Bem me quer, mal me quer?

O uso que abusadores fazem de “brincadeiras” e “carinhos” para cometer violência sexual contra crianças.

Anna Luiza Calixto

“Senta no colo do titio, filha!” “Para de ser malcriada, dá um beijo no seu avô!” “Não é pra me dar trabalho, o que seu padrasto mandar você obedece.” – através destes e tantos outros comandos, orientamos crianças a obedecer cegamente aos adultos, o que representa um verdadeiro desserviço à infância e um crime contra sua dignidade sexual.
Sim, isso mesmo. Doutrinar crianças não é educação. Seres humanos em processo de desenvolvimento peculiar não devem ser “domesticados”, mas protegidos. Devido a essa pretensa intenção de fazer com que crianças sejam dóceis e servis, as férias em família e festas de fim de ano tornam-se perigos em potencial para meninos e meninas que não esperam ser alvo de qualquer ameaça no ambiente em que deveriam viver infâncias plenas, livres de violências.
Aqui devemos considerar os dados de 2022 do Fórum Brasileiro de Segurança Pública, cujo anuário daquela data trouxe a seção “Violência sexual infantil, os dados estão aqui para quem quiser ver.” O título nos diz muito porque não há um tema do qual as pessoas desviem mais do que do abuso sexual contra crianças e adolescente. “Vamos mudar de assunto?” – a resposta é não. Não podemos fechar os olhos para a calamidade da infância brasileira simplesmente porque o tema é desagradável e nos desaponta.

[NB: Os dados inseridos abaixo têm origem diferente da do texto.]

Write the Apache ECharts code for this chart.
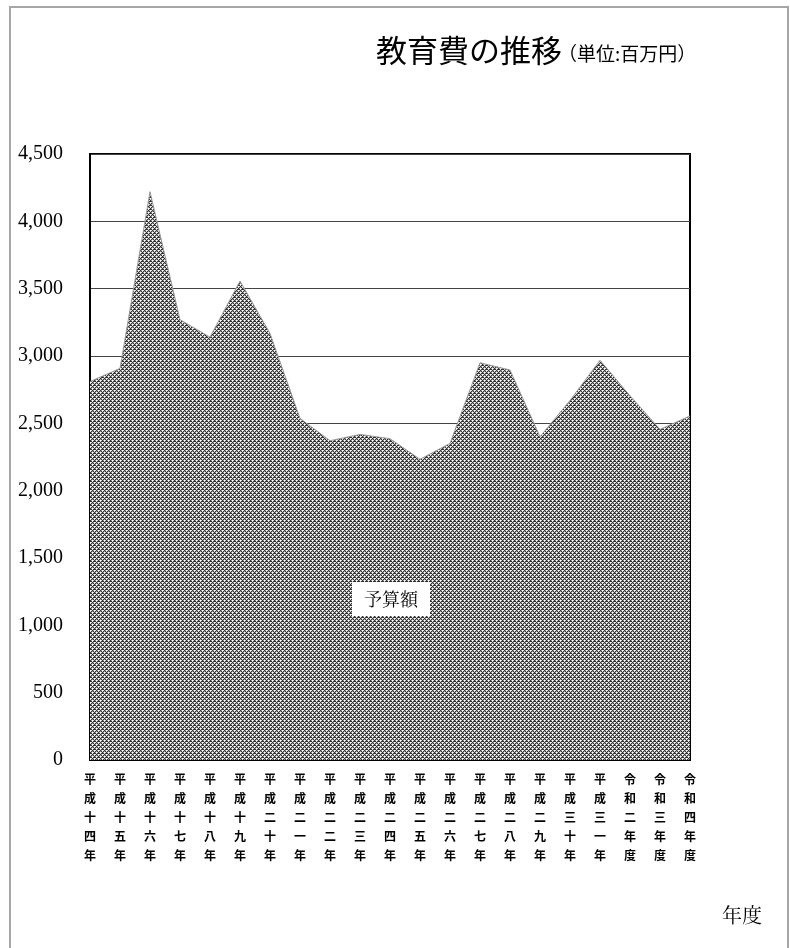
<!DOCTYPE html>
<html><head><meta charset="utf-8">
<script src="https://cdn.jsdelivr.net/npm/echarts@6/dist/echarts.min.js"></script>
<style>html,body{margin:0;padding:0;background:#fff}#c{width:790px;height:948px}</style>
</head><body><div id="c"></div>
<script>
const categories = ['平成十四年','平成十五年','平成十六年','平成十七年','平成十八年','平成十九年','平成二十年','平成二十一年','平成二十二年','平成二十三年','平成二十四年','平成二十五年','平成二十六年','平成二十七年','平成二十八年','平成二十九年','平成三十年','平成三十一年','令和二年度','令和三年度','令和四年度'];
const axisLabels = ['平成十四年','平成十五年','平成十六年','平成十七年','平成十八年','平成十九年','平成二十年','平成二一年','平成二二年','平成二三年','平成二四年','平成二五年','平成二六年','平成二七年','平成二八年','平成二九年','平成三十年','平成三一年','令和二年度','令和三年度','令和四年度'];
const budget = [2810, 2908, 4220, 3270, 3140, 3557, 3168, 2537, 2371, 2418, 2386, 2233, 2351, 2950, 2896, 2401, 2670, 2968, 2705, 2455, 2555];
const yMin = 0, yMax = 4500, yStep = 500;

const pc = document.createElement('canvas');
pc.width = 4; pc.height = 4;
const g = pc.getContext('2d');
g.fillStyle = '#333333'; g.fillRect(0,0,4,4);
g.fillStyle = '#ffffff';
g.fillRect(0,0,1,1); g.fillRect(2,2,1,1);
g.fillStyle = '#dddddd';
g.fillRect(1,0,1,1); g.fillRect(0,1,1,1); g.fillRect(3,2,1,1); g.fillRect(2,3,1,1);
g.fillStyle = '#999999';
g.fillRect(3,0,1,1); g.fillRect(1,2,1,1); g.fillRect(0,3,1,1);

const chart = echarts.init(document.getElementById('c'));
chart.setOption({
  animation: false,
  backgroundColor: '#fff',
  grid: { left: 90, right: 100, top: 154, bottom: 188, show: true, borderColor: '#000', borderWidth: 2, backgroundColor: 'transparent' },
  xAxis: {
    type: 'category', data: categories, boundaryGap: false,
    axisLine: { show: true, lineStyle: { color: '#000', width: 2 } },
    axisTick: { show: false },
    axisLabel: {
      interval: 0, margin: 10,
      fontFamily: 'Noto Sans CJK JP', fontSize: 12, lineHeight: 19, color: '#000', fontWeight: 'bold',
      formatter: (v, i) => axisLabels[i].split('').join('\n')
    },
    splitLine: { show: false }
  },
  yAxis: {
    type: 'value', min: yMin, max: yMax, interval: yStep,
    axisLine: { show: true, lineStyle: { color: '#000', width: 2 } },
    axisTick: { show: false },
    axisLabel: { margin: 27, fontFamily: 'Liberation Serif', fontSize: 20, color: '#000',
      formatter: v => v.toLocaleString('en-US') },
    splitLine: { show: true, lineStyle: { color: '#444', width: 1 } }
  },
  series: [{
    type: 'line', name: '予算額', data: budget, symbol: 'none',
    lineStyle: { width: 1, color: '#999' },
    areaStyle: { color: { image: pc, repeat: 'repeat' }, opacity: 1 }
  }],
  graphic: [
    { type: 'rect', shape: { x: 10, y: 7, width: 778, height: 960 }, style: { fill: 'none', stroke: '#a6a6a6', lineWidth: 2 }, z: 100 },
    { type: 'text', left: 376, top: 35, style: { text: '教育費の推移', font: '400 31px "Noto Sans CJK JP"', fill: '#000' }, z: 100 },
    { type: 'text', left: 558, top: 44, style: { text: '（単位:百万円）', font: '400 19px "Noto Sans CJK JP"', fill: '#000' }, z: 100 },
    { type: 'text', left: 352, top: 582, style: { text: '予算額', font: '18px "Noto Serif CJK JP", "Noto Sans CJK JP"', fill: '#000', backgroundColor: '#fff', padding: [8, 12, 8, 12] }, z: 100 },
    { type: 'text', left: 722, top: 905, style: { text: '年度', font: '20px "Noto Serif CJK JP", "Noto Sans CJK JP"', fill: '#000' }, z: 100 }
  ]
});
</script>
</body></html>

Justamente essa pesquisa revela que71,5% dos casos de violência sexual contra crianças e adolescentes são praticados pelas mãos de conhecidos da vítima e 72,2% dos estupros contra essa população etária acontecem dentro de casa. O abuso sexual tem se revelado intrafamiliar, discreto e invisibilizado.

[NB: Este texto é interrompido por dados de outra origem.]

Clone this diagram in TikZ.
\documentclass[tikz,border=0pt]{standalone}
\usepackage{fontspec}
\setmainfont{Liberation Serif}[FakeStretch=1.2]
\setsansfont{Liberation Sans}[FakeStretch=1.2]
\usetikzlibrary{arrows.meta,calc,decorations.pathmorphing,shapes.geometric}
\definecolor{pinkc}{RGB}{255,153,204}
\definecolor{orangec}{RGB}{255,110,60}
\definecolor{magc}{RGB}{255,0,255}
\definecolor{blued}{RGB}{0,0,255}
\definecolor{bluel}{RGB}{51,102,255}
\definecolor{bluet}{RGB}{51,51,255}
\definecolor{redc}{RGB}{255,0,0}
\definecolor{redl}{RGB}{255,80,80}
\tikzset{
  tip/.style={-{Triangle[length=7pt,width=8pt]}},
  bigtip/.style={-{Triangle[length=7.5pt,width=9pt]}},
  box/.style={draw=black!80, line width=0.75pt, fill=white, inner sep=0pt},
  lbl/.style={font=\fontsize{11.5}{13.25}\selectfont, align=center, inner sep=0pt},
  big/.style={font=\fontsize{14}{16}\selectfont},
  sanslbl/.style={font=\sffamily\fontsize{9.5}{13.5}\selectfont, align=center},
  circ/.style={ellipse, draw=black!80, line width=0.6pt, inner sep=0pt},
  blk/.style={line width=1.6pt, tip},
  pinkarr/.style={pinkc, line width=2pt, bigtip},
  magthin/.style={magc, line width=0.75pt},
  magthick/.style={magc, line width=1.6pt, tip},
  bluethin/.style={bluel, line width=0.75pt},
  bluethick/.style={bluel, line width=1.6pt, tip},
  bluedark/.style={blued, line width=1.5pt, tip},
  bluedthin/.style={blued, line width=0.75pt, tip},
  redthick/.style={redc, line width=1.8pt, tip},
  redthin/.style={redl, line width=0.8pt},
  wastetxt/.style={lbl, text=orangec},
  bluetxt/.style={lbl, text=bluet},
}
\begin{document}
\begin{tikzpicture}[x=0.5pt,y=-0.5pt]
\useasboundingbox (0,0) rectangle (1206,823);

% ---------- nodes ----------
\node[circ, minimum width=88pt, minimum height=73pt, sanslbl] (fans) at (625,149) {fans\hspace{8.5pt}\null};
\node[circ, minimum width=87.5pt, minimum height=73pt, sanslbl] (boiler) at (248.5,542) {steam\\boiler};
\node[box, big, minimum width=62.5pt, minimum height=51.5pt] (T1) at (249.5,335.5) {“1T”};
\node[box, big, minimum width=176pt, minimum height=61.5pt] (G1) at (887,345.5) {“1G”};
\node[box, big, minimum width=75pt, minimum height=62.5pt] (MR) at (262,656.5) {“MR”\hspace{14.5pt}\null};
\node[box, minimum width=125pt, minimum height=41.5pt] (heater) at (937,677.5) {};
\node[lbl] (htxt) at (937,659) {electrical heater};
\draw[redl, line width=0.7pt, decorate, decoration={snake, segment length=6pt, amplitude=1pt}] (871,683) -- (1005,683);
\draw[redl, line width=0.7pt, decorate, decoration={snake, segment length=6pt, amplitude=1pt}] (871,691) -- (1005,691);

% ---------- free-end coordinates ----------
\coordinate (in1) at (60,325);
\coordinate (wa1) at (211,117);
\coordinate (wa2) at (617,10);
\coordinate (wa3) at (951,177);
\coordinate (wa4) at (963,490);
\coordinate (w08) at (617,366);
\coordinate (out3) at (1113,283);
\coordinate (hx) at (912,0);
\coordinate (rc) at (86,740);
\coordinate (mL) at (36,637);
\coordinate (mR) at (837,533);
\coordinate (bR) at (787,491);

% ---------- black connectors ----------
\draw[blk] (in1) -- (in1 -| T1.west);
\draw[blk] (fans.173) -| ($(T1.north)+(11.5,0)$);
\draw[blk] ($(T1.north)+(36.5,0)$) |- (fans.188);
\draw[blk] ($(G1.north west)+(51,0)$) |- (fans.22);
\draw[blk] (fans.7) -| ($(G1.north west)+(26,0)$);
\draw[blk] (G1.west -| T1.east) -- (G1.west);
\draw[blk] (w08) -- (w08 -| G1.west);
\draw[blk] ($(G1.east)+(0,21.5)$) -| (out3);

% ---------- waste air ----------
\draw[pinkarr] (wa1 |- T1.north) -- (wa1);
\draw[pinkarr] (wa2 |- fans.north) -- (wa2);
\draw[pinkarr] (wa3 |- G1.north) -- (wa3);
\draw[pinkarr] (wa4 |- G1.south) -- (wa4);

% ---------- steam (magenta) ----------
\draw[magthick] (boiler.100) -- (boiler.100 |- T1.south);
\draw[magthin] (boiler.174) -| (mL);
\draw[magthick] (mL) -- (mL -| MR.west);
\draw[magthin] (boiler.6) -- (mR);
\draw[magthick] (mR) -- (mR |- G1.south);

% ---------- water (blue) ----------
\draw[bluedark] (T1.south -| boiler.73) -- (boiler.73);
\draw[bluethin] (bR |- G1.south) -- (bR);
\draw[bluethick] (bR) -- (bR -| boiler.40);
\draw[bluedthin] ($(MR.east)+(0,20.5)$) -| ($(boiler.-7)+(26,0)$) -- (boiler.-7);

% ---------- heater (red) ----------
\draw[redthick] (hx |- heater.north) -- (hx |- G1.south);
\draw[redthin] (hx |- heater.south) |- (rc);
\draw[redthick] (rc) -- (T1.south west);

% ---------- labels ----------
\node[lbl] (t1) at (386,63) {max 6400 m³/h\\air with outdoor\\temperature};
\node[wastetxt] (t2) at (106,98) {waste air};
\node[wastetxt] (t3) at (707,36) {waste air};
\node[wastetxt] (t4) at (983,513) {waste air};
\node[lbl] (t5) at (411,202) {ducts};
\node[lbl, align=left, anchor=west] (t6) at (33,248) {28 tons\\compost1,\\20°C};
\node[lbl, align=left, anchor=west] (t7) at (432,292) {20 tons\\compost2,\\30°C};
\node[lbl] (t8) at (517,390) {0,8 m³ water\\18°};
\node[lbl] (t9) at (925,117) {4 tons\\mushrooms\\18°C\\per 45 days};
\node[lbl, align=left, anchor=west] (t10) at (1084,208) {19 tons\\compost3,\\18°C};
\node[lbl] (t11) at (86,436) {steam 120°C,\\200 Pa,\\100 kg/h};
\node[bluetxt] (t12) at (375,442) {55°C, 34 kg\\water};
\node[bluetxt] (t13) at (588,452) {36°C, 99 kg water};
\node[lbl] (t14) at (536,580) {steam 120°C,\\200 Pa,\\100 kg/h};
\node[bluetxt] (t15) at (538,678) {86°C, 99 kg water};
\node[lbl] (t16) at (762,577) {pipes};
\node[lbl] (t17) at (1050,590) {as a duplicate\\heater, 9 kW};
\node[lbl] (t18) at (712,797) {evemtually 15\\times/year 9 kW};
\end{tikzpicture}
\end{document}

Recentemente a apresentadora Xuxa Meneghel deu uma entrevista a um podcast e relatou sua angústia quando percebe que o modus operandi dos abusadores é, muitas vezes, baseado em brincadeiras. Ela menciona a brincadeira de “vampiro” em que o agressor coloca a boca no pescoço da criança ou o pique-esconde em que ele toca o corpo da criança, assim como na brincadeira de médico em que o abusador analisa o corpo da “paciente”.
Mesmo que eu discorde da entrevistada em alguns dos seus posicionamentos e de pontos sensíveis da sua trajetória artística, eu preciso endossar sua fala por outro viés: a educação autoprotetiva para crianças e adolescentes não pode ser conduzida pelo caminho do medo. Afirmar que o agressor vai ser sempre um sujeito assustador e carrancudo é um desserviço à infância, uma vez que a realidade é que ele pode ser uma pessoa familiar, sorridente e aparentemente amiga, que oferece doces e brinquedos, dispondo do seu tempo precioso de adulto para brincar com a criança durante horas.
Esse texto não tem como objetivo prejudicar sua estrutura familiar, mas abrir seus olhos. O monstro não se esconde embaixo da cama, muitas vezes ele dorme no quarto ao lado e toma café da manhã conosco. Eu sei que pode ser que não. Mas pode ser que sim. Cabe a nós a cautela amorosa com nossas crianças, batendo à sua porta com a prevenção antes que outro adulto faça isso com o abuso.